**Required work:** Repeat, exactly and completely, the material that follows. Omit the pictures.

**Recorded information:**
# # # # #

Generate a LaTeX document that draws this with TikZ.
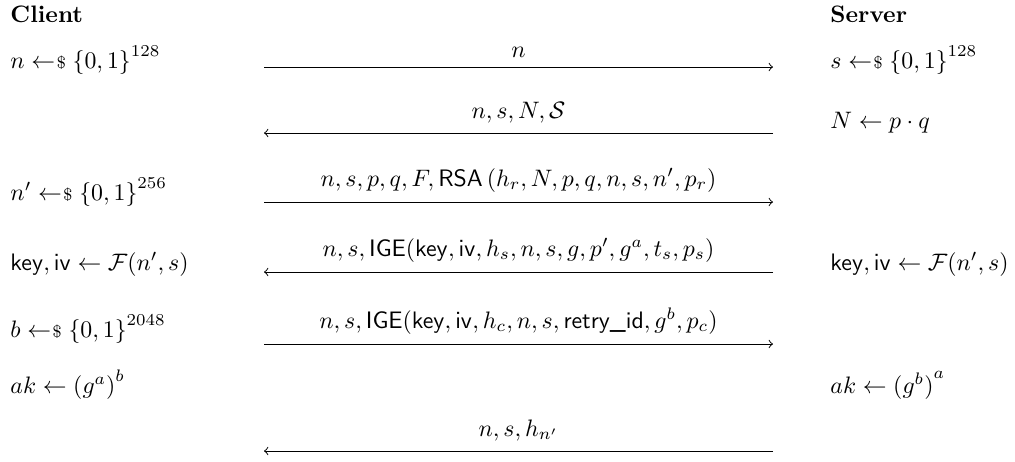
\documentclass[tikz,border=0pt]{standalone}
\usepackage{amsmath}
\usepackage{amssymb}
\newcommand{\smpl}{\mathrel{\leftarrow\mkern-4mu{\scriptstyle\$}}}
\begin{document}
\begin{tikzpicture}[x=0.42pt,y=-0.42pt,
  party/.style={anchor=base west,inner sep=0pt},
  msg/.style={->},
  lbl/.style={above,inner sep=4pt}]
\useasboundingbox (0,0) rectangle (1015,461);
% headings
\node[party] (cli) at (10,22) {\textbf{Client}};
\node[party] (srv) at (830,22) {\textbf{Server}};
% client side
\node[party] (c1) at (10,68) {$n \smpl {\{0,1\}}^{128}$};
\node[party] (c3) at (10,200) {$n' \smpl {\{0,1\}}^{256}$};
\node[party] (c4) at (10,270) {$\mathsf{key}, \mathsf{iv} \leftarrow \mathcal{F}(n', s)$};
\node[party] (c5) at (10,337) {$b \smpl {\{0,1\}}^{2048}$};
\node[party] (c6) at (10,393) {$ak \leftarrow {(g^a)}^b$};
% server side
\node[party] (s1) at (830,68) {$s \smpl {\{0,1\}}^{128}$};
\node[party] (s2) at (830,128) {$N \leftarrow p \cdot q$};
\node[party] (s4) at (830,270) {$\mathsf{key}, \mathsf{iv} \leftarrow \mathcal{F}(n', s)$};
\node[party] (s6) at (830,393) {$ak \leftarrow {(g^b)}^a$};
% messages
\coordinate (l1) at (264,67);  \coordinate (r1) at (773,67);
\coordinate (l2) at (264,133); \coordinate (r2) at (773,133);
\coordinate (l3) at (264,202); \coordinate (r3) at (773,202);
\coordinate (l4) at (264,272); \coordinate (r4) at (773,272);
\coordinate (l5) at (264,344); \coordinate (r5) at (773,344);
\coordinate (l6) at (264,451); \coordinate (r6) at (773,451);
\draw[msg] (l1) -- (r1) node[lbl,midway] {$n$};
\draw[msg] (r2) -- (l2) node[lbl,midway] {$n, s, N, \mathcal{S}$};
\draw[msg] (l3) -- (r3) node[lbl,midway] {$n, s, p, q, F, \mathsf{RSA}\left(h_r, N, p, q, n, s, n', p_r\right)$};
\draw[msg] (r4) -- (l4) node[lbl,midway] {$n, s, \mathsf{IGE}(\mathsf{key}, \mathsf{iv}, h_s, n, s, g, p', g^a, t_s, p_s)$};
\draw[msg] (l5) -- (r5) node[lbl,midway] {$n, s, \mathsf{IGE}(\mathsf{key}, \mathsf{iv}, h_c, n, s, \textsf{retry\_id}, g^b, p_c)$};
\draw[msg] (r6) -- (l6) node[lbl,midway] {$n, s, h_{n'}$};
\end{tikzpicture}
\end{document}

# # # # #

**Worked answer:**
Generate a LaTeX document that draws this with TikZ.
\documentclass[tikz,border=0pt]{standalone}
\usepackage{amsmath}
\usepackage{amssymb}
\newcommand{\smpl}{\mathrel{\leftarrow\mkern-4mu{\scriptstyle\$}}}
\begin{document}
\begin{tikzpicture}[x=0.42pt,y=-0.42pt,
  party/.style={anchor=base west,inner sep=0pt},
  msg/.style={->},
  lbl/.style={above,inner sep=4pt}]
\useasboundingbox (0,0) rectangle (1015,461);
% headings
\node[party] (cli) at (10,22) {\textbf{Client}};
\node[party] (srv) at (830,22) {\textbf{Server}};
% client side
\node[party] (c1) at (10,68) {$n \smpl {\{0,1\}}^{128}$};
\node[party] (c3) at (10,200) {$n' \smpl {\{0,1\}}^{256}$};
\node[party] (c4) at (10,270) {$\mathsf{key}, \mathsf{iv} \leftarrow \mathcal{F}(n', s)$};
\node[party] (c5) at (10,337) {$b \smpl {\{0,1\}}^{2048}$};
\node[party] (c6) at (10,393) {$ak \leftarrow {(g^a)}^b$};
% server side
\node[party] (s1) at (830,68) {$s \smpl {\{0,1\}}^{128}$};
\node[party] (s2) at (830,128) {$N \leftarrow p \cdot q$};
\node[party] (s4) at (830,270) {$\mathsf{key}, \mathsf{iv} \leftarrow \mathcal{F}(n', s)$};
\node[party] (s6) at (830,393) {$ak \leftarrow {(g^b)}^a$};
% messages
\coordinate (l1) at (264,67);  \coordinate (r1) at (773,67);
\coordinate (l2) at (264,133); \coordinate (r2) at (773,133);
\coordinate (l3) at (264,202); \coordinate (r3) at (773,202);
\coordinate (l4) at (264,272); \coordinate (r4) at (773,272);
\coordinate (l5) at (264,344); \coordinate (r5) at (773,344);
\coordinate (l6) at (264,451); \coordinate (r6) at (773,451);
\draw[msg] (l1) -- (r1) node[lbl,midway] {$n$};
\draw[msg] (r2) -- (l2) node[lbl,midway] {$n, s, N, \mathcal{S}$};
\draw[msg] (l3) -- (r3) node[lbl,midway] {$n, s, p, q, F, \mathsf{RSA}\left(h_r, N, p, q, n, s, n', p_r\right)$};
\draw[msg] (r4) -- (l4) node[lbl,midway] {$n, s, \mathsf{IGE}(\mathsf{key}, \mathsf{iv}, h_s, n, s, g, p', g^a, t_s, p_s)$};
\draw[msg] (l5) -- (r5) node[lbl,midway] {$n, s, \mathsf{IGE}(\mathsf{key}, \mathsf{iv}, h_c, n, s, \textsf{retry\_id}, g^b, p_c)$};
\draw[msg] (r6) -- (l6) node[lbl,midway] {$n, s, h_{n'}$};
\end{tikzpicture}
\end{document}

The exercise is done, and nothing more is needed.